Images featuring distinctive styles need to be gauged against the norm for those styles. By saying that post #2 is of average quality for rakugaki styled images, I'm saying it's relatively unexceptional: not particularly good, but also not particularly bad or deserving of being flagged or deleted.
jxh2154 said: Generally speaking, I would use this thread not to single out utterly "average" art like post #252480 but rather clearly bad art that many people agree violates quality standards and that has been reapproved inappropriately.
I strongly second this. This thread will be far more effective if it is only used to nominate egregious posts, or those there is a strong consensus or argument against.
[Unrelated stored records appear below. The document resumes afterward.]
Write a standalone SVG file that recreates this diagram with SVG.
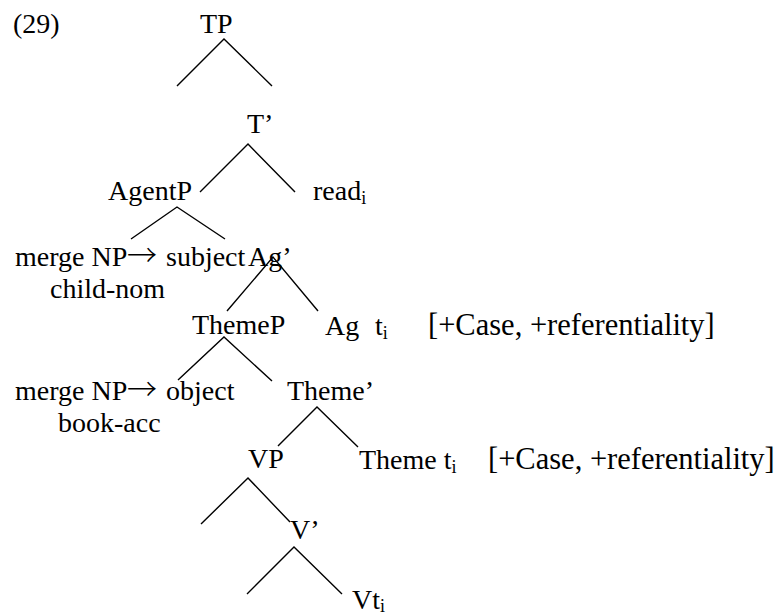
<svg xmlns="http://www.w3.org/2000/svg" width="781" height="615" viewBox="0 0 781 615">
<style>
text { font-family: "Liberation Serif", "Times New Roman", serif; font-size: 28px; fill: #000; }
.sub { font-size: 18px; }
.arrow { font-family: "Noto Sans CJK SC", "DejaVu Sans", sans-serif; font-size: 30px; font-weight: 300; }
.feat { font-size: 30.5px; }
.edge { stroke: #000; stroke-width: 1.4; fill: none; stroke-linecap: butt; }
</style>
<rect width="781" height="615" fill="#fff"/>
<g id="label-29"><text x="13" y="33">(29)</text></g>
<g id="node-TP"><text x="200" y="33">TP</text></g>
<g id="node-Tbar"><text x="247" y="133">T’</text></g>
<g id="node-AgentP"><text x="108" y="200">AgentP</text></g>
<g id="node-read"><text x="313" y="200">read<tspan class="sub" dy="4">i</tspan></text></g>
<g id="node-mergeNP-subject"><text x="15" y="266">merge NP<tspan class="arrow" x="127">→</tspan><tspan x="166">subject</tspan></text><text x="50" y="298">child-nom</text></g>
<g id="node-Agbar"><text x="248" y="266">Ag’</text></g>
<g id="node-ThemeP"><text x="192" y="334">ThemeP</text></g>
<g id="node-Ag-t"><text x="325" y="335">Ag<tspan x="375">t</tspan><tspan class="sub" dy="4">i</tspan></text><text class="feat" x="428" y="335">[+Case, +referentiality]</text></g>
<g id="node-mergeNP-object"><text x="15" y="400">merge NP<tspan class="arrow" x="127">→</tspan><tspan x="166">object</tspan></text><text x="58" y="432">book-acc</text></g>
<g id="node-Themebar"><text x="287" y="400">Theme’</text></g>
<g id="node-VP"><text x="248" y="468">VP</text></g>
<g id="node-Theme-t"><text x="359" y="469">Theme t<tspan class="sub" dy="4">i</tspan></text><text class="feat" x="488" y="469">[+Case, +referentiality]</text></g>
<g id="node-Vbar"><text x="290" y="539">V’</text></g>
<g id="node-Vt"><text x="352" y="609">Vt<tspan class="sub" dy="3">i</tspan></text></g>
<g id="connectors" class="edge">
<path class="edge" d="M177,86 L224,39 L272,86"/>
<path class="edge" d="M200,192 L248,144 L295,192"/>
<path class="edge" d="M131,239 L177,207 L225,239"/>
<path class="edge" d="M227,311 L273,257 L318,311"/>
<path class="edge" d="M178,380 L224,337 L272,381"/>
<path class="edge" d="M278,446 L317,407 L358,447"/>
<path class="edge" d="M201,524 L248,478 L290,522"/>
<path class="edge" d="M247,594 L294,547 L342,594"/>
</g>
</svg>
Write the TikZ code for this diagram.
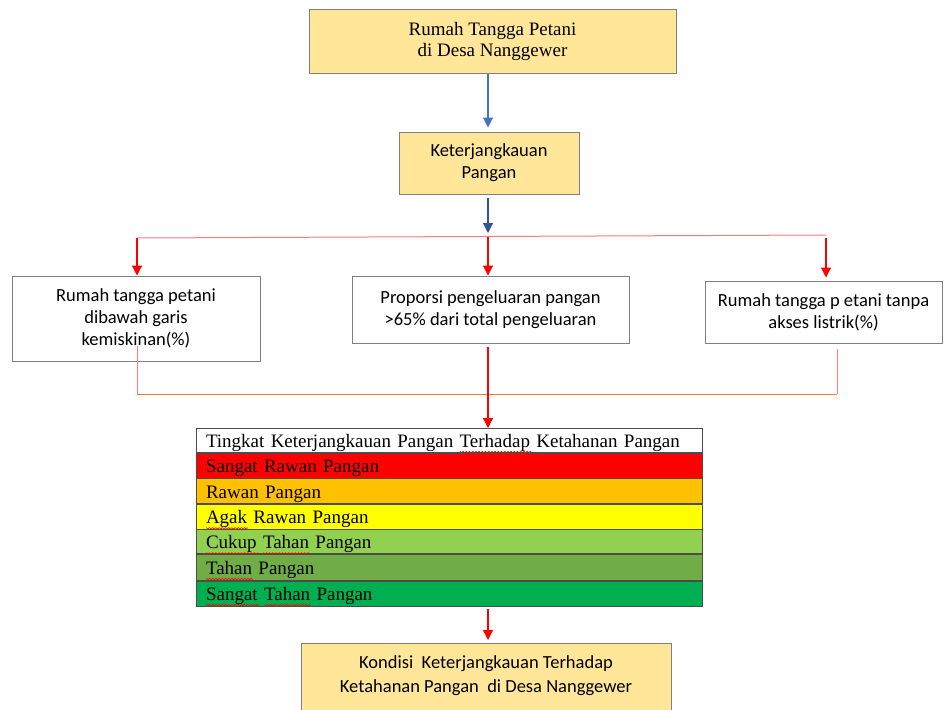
\documentclass[tikz,border=0pt]{standalone}
\usepackage{fontspec}
\setmainfont{Liberation Serif}
\newfontfamily\calib{Carlito}
\usetikzlibrary{arrows.meta}
\newlength\wvw
\newdimen\wvx
\newcount\wvi
\newcommand\redwave[1]{\settowidth\wvw{#1}\leavevmode\rlap{\begin{pgfpicture}\pgfsetbaseline{0pt}%
  \pgfsetlinewidth{0.6pt}\pgfsetstrokecolor{red}%
  \wvx=0pt \wvi=0
  \pgfpathmoveto{\pgfqpoint{0pt}{-4pt}}%
  \loop\ifdim\wvx<\wvw \advance\wvi by 1 \advance\wvx by 1.6pt
    \pgfpathlineto{\pgfqpoint{\wvx}{\ifodd\wvi -5.5pt\else -4pt\fi}}\repeat
  \pgfusepath{stroke}\end{pgfpicture}}#1}
\definecolor{boxy}{HTML}{FFE699}
\definecolor{edge}{HTML}{808080}
\definecolor{blueA}{HTML}{4472C4}
\definecolor{blueB}{HTML}{2F5597}
\definecolor{redA}{HTML}{FF0000}
\definecolor{pinkA}{HTML}{FF7C80}
\definecolor{orA}{HTML}{ED7D31}
\definecolor{rowa}{HTML}{FF0000}
\definecolor{rowb}{HTML}{FFC000}
\definecolor{rowc}{HTML}{FFFF00}
\definecolor{rowd}{HTML}{92D050}
\definecolor{rowe}{HTML}{70AD47}
\definecolor{rowf}{HTML}{00B050}
\begin{document}
\begin{tikzpicture}[x=1pt,y=-1pt,
  ybox/.style={draw=edge, fill=boxy, line width=1pt, align=center, inner sep=0pt},
  wbox/.style={draw=edge, fill=white, line width=1pt, align=center, inner sep=0pt,
    font=\calib\fontsize{18.5}{22}\selectfont},
  rowbox/.style={draw=black!70, line width=0.6pt, minimum width=506pt, minimum height=25pt,
    text width=486pt, align=left, inner xsep=10pt, inner ysep=0pt, anchor=north,
    text height=16pt, text depth=2pt,
    font=\fontsize{19}{21}\selectfont},
  arr/.style={-{Triangle[length=10pt,width=10pt]}, line width=1.2pt},
  thin line/.style={line width=1pt}]
\useasboundingbox (0,0) rectangle (944,709);
\fill[white] (0,0) rectangle (944,709);

% boxes
\node[ybox, minimum width=367pt, minimum height=63pt, font=\fontsize{19}{21}\selectfont]
  (top) at (492.5,41.5) {Rumah Tangga Petani\\di Desa Nanggewer};
\node[ybox, minimum width=180pt, minimum height=62pt, font=\calib\fontsize{18.5}{22}\selectfont]
  (ket) at (489,163) {Keterjangkauan\\Pangan};
\node[wbox, minimum width=248pt, minimum height=85pt] (L) at (136,318.5)
  {Rumah tangga petani\\dibawah garis\\kemiskinan(\%)};
\node[wbox, minimum width=277pt, minimum height=67pt] (M) at (490.5,309.5)
  {Proporsi pengeluaran pangan\\>65\% dari total pengeluaran};
\node[wbox, minimum width=237pt, minimum height=62pt] (R) at (823.5,312)
  {Rumah tangga p etani tanpa\\akses listrik(\%)};

% table
\node[rowbox, fill=white, minimum height=24pt] (h) at (449,428)
  {\mbox{Tingkat Keterjangkauan Pangan \redwave{Terhadap} Ketahanan Pangan}};
\node[rowbox, fill=rowa] (r1) at (h.south) {\mbox{\redwave{Sangat} Rawan Pangan}};
\node[rowbox, fill=rowb] (r2) at (r1.south) {\mbox{Rawan Pangan}};
\node[rowbox, fill=rowc] (r3) at (r2.south) {\mbox{\redwave{Agak} Rawan Pangan}};
\node[rowbox, fill=rowd, minimum height=24pt] (r4) at (r3.south) {\mbox{\redwave{Cukup} \redwave{Tahan} Pangan}};
\node[rowbox, fill=rowe, minimum height=26pt] (r5) at (r4.south) {\mbox{\redwave{Tahan} Pangan}};
\node[rowbox, fill=rowf] (r6) at (r5.south) {\mbox{\redwave{Sangat} \redwave{Tahan} Pangan}};

% bottom box
\node[ybox, minimum width=370pt, minimum height=90pt, anchor=north] (bot) at (486,643) {};
\node[font=\calib\fontsize{18.5}{24}\selectfont, align=center] (botl) at (486,676)
  {Kondisi~ Keterjangkauan Terhadap\\Ketahanan Pangan~ di Desa Nanggewer};

% junction coordinates
\coordinate (jl) at (137,238);
\coordinate (jt) at (488,237);
\coordinate (jr) at (826,235);
\coordinate (ls) at (137,346);
\coordinate (bl) at (137,394);
\coordinate (br) at (837,394);

% connectors
\draw[arr, blueA] (top.south -| jt) -- ([yshift=4pt]ket.north -| jt);
\draw[arr, blueB] ([yshift=-3pt]ket.south -| jt) -- ([yshift=4pt]jt);
\draw[thin line, pinkA] (jl) -- (jr);
\draw[arr, redA] (jl) -- (jl |- L.north);
\draw[arr, redA] (jt) -- (jt |- M.north);
\draw[arr, redA] ([yshift=-3pt]jr) -- ([yshift=3pt]jr |- R.north);
\draw[thin line, pinkA] (ls) -- (bl);
\draw[thin line, pinkA] (br) -- ([yshift=-5pt]br |- R.south);
\draw[thin line, orA] (bl) -- (br);
\draw[arr, redA] ([yshift=-3pt]M.south -| jt) -- (jt |- h.north);
\draw[arr, redA] ([yshift=-3pt]r6.south -| jt) -- ([yshift=3pt]jt |- bot.north);
\end{tikzpicture}
\end{document}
Nominating images starting from order:score_asc makes a heck of a lot more sense than starting from order:id_asc. At least with low scored images, you know there is a fairly strong consensus against the image.
I would also suggest that anyone nominating an image provide relatively concrete reasons for the nomination. Simply saying "By the way, what about post #????", is not a particularly convincing argument. This is the same idea as flagging, and in that case we require an explicit reason.
post #458018 and post #574061 have gone through the mod queue twice and have been approved by two different janitors on each occasion. Both posts are a bit controversial. I'm not sure where I stand with regards to those two post.
Yeah, I understand how inconvenient it would be, but keep it at one post at a time, and if you're going to add more than one, format in such a way that each one has an explanation as to why it should be deleted. I am willing to make an exception if there is just a lot of posts at one time that are horrible, but really try to limit it to one at a time.
I'd like to do it in batch in these specific cases, i.e. asking if any janitor/moderator/admin feel strongly wanting to keep these shitty images or else I'll delete them. Scores and favs do nothing in my assessment of quality, but the champions of order:score_asc are self-explanatory repulsive. I don't want to waste albert's bandwidth posting here 20 times in a row to ask.
Otherwise for random bad posts, it's necessary to ask each one separately.